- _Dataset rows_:

# # # # #

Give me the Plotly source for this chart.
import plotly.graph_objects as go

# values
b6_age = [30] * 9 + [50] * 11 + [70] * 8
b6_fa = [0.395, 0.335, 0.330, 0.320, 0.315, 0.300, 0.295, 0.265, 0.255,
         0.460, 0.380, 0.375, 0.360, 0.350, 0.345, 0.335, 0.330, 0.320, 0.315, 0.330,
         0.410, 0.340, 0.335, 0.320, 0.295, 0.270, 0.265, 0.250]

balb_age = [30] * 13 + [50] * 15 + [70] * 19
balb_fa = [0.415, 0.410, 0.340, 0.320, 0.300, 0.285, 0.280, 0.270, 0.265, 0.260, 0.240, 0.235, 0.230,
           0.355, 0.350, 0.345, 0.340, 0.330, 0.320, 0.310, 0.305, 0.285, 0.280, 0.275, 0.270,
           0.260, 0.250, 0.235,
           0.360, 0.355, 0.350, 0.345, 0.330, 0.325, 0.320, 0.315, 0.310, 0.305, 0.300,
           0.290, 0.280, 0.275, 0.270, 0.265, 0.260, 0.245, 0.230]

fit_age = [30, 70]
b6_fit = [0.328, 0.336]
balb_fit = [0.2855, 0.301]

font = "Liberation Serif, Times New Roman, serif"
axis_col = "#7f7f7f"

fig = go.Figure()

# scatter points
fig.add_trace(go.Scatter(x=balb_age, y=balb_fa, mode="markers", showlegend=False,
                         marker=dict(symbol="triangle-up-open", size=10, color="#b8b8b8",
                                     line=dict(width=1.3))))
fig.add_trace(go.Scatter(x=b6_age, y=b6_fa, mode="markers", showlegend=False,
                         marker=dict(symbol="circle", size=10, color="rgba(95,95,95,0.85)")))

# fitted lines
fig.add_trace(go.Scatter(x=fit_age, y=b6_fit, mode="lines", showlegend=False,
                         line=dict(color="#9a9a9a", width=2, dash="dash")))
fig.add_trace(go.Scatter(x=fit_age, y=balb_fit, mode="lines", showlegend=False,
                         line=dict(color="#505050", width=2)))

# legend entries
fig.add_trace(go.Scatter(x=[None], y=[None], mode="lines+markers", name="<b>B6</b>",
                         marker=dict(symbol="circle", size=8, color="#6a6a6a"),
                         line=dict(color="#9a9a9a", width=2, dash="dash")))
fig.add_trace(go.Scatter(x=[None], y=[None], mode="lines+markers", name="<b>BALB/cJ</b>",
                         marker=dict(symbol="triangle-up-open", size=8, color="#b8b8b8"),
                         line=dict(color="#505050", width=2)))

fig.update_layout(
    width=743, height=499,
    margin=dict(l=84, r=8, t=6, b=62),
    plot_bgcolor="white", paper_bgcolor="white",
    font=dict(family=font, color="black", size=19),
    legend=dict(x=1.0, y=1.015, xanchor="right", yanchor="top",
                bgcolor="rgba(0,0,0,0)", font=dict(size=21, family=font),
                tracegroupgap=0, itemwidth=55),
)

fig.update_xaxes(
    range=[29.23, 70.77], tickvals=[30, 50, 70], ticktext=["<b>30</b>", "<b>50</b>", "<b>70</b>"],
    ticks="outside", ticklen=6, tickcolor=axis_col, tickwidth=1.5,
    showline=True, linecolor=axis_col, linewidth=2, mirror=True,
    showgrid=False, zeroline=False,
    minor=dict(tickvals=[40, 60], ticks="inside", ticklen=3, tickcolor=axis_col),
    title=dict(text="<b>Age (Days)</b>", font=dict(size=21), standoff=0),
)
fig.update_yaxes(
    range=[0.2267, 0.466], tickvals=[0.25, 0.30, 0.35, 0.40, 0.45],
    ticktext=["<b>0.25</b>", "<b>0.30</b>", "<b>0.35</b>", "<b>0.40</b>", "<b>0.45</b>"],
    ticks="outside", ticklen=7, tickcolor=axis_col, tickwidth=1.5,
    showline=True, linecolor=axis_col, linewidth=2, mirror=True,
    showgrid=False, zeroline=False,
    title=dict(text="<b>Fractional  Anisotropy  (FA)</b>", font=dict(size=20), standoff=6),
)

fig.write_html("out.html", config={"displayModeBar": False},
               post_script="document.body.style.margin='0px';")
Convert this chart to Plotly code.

# # # # #

- _Task brief_: Extract the first line above and each line after it up to and including the one with "import plotly.graph_objects as go", please, exactly and with nothing else.

- _Answer to this task_:
Give me the Plotly source for this chart.
import plotly.graph_objects as go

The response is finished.